[Exercise objective] From the records below, please print only the lines from the one containing "Reproduce this chart with Plotly.js." through the one containing "17, 18, 19];", both included. Skip the pictures.

## Begin Records supplied

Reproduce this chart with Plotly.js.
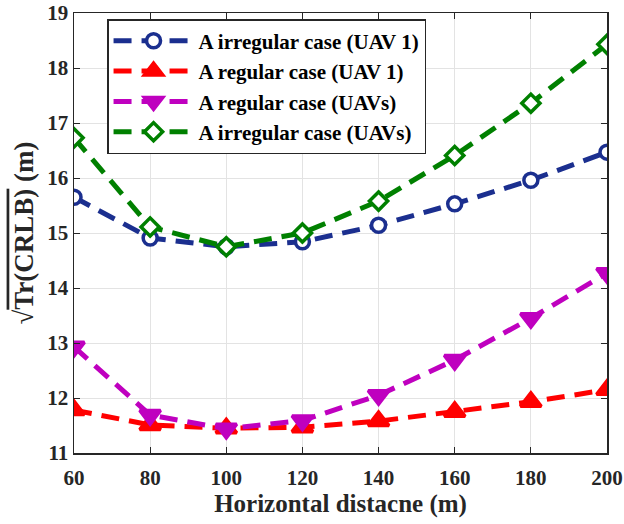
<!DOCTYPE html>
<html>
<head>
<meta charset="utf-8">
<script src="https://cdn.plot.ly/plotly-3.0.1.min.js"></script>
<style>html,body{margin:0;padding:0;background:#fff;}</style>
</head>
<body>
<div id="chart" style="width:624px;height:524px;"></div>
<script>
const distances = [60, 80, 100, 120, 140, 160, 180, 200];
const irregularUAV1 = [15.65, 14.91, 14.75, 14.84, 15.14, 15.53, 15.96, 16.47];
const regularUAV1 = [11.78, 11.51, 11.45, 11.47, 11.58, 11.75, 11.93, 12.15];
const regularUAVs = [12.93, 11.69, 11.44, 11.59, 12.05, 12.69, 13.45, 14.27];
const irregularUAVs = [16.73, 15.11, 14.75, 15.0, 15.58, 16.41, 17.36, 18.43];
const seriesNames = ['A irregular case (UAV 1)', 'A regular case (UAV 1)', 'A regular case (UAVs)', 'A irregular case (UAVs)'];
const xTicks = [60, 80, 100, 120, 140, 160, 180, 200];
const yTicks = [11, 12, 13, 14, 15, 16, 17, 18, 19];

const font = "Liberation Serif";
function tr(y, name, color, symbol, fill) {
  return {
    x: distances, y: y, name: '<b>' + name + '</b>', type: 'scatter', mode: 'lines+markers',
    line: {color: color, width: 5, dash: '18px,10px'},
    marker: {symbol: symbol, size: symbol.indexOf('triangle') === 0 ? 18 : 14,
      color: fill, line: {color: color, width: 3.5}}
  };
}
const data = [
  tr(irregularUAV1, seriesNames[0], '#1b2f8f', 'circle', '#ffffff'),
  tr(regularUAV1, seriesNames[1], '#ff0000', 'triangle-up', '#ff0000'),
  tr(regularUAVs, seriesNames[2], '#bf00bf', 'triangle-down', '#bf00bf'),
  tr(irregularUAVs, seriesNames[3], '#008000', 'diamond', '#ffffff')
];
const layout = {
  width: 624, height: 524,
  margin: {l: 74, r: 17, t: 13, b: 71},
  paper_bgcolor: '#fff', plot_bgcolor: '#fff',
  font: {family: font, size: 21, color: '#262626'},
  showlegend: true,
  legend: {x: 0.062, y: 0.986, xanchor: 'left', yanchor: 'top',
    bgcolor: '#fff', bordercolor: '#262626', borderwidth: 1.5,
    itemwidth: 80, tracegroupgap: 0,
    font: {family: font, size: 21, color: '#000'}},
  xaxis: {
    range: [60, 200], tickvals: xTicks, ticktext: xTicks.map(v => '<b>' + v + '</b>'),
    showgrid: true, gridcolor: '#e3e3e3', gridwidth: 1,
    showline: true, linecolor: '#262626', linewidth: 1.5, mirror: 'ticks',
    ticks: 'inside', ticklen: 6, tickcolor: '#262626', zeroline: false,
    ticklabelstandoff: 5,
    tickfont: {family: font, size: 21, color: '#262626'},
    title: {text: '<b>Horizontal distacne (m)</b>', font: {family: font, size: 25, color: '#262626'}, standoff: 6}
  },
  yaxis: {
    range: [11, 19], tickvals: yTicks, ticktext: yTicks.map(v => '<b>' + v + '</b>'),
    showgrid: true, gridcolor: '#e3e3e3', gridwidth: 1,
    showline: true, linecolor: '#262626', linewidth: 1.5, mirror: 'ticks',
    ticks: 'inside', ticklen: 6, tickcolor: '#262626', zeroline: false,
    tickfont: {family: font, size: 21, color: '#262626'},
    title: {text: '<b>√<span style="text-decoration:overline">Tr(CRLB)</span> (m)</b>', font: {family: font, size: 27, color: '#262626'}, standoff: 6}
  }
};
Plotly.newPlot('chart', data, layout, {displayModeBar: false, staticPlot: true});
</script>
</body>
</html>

## End Records supplied
## Begin Records supplied

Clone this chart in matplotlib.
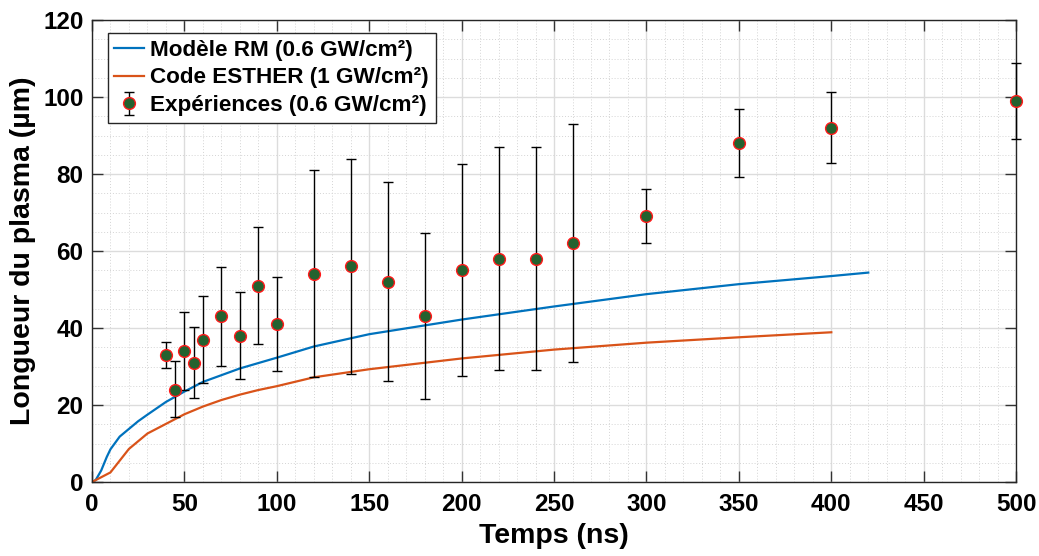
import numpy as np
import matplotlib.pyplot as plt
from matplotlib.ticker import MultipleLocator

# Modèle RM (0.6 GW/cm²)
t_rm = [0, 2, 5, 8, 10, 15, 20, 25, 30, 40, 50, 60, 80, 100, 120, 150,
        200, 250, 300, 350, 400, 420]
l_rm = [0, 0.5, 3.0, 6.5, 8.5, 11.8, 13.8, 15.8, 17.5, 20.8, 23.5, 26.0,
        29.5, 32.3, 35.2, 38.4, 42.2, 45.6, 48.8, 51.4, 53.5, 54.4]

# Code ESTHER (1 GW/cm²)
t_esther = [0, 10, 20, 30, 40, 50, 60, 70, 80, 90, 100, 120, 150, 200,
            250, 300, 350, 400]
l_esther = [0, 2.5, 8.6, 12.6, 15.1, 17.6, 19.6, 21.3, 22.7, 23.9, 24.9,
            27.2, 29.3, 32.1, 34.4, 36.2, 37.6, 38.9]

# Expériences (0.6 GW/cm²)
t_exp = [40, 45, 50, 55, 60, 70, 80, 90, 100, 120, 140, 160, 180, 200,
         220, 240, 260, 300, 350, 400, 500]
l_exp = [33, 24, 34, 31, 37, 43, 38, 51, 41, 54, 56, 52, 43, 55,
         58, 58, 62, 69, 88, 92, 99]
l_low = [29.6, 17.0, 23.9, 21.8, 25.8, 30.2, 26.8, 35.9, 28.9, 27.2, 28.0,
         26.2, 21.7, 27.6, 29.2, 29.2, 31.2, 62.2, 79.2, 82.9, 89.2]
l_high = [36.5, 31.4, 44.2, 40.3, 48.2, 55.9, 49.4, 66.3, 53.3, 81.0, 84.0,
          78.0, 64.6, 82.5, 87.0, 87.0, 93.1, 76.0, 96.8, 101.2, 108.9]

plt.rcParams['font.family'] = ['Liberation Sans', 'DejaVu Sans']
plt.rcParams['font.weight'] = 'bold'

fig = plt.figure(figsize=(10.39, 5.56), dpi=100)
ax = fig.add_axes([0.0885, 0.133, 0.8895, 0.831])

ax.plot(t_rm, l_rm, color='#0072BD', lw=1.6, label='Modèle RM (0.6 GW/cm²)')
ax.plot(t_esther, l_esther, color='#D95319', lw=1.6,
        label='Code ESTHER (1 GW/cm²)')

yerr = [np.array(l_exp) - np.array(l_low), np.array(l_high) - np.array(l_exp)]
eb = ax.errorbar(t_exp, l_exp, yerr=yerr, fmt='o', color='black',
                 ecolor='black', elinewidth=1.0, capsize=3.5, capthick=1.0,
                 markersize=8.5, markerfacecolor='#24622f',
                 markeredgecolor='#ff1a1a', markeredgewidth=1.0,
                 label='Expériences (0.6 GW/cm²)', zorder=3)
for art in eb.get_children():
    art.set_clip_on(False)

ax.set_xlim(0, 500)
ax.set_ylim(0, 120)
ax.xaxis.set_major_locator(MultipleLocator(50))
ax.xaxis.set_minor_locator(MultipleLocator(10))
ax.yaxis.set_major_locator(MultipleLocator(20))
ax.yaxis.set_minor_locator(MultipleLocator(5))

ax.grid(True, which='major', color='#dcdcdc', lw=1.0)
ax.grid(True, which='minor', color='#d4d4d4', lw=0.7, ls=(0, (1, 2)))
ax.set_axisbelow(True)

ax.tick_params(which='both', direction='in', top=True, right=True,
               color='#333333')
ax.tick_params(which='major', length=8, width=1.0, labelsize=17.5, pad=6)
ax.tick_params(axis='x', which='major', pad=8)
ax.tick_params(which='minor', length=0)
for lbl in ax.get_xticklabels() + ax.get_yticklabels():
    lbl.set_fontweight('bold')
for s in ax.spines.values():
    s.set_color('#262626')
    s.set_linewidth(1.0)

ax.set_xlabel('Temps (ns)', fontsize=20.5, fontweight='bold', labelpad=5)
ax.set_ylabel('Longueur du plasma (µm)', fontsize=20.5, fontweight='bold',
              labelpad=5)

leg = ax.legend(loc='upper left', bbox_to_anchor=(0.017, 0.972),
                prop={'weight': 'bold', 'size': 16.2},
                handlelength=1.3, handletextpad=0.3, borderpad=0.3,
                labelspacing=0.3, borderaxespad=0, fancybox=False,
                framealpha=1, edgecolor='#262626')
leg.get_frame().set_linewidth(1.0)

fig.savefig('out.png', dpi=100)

## End Records supplied

[Solution to this exercise]
Reproduce this chart with Plotly.js.
<!DOCTYPE html>
<html>
<head>
<meta charset="utf-8">
<script src="https://cdn.plot.ly/plotly-3.0.1.min.js"></script>
<style>html,body{margin:0;padding:0;background:#fff;}</style>
</head>
<body>
<div id="chart" style="width:624px;height:524px;"></div>
<script>
const distances = [60, 80, 100, 120, 140, 160, 180, 200];
const irregularUAV1 = [15.65, 14.91, 14.75, 14.84, 15.14, 15.53, 15.96, 16.47];
const regularUAV1 = [11.78, 11.51, 11.45, 11.47, 11.58, 11.75, 11.93, 12.15];
const regularUAVs = [12.93, 11.69, 11.44, 11.59, 12.05, 12.69, 13.45, 14.27];
const irregularUAVs = [16.73, 15.11, 14.75, 15.0, 15.58, 16.41, 17.36, 18.43];
const seriesNames = ['A irregular case (UAV 1)', 'A regular case (UAV 1)', 'A regular case (UAVs)', 'A irregular case (UAVs)'];
const xTicks = [60, 80, 100, 120, 140, 160, 180, 200];
const yTicks = [11, 12, 13, 14, 15, 16, 17, 18, 19];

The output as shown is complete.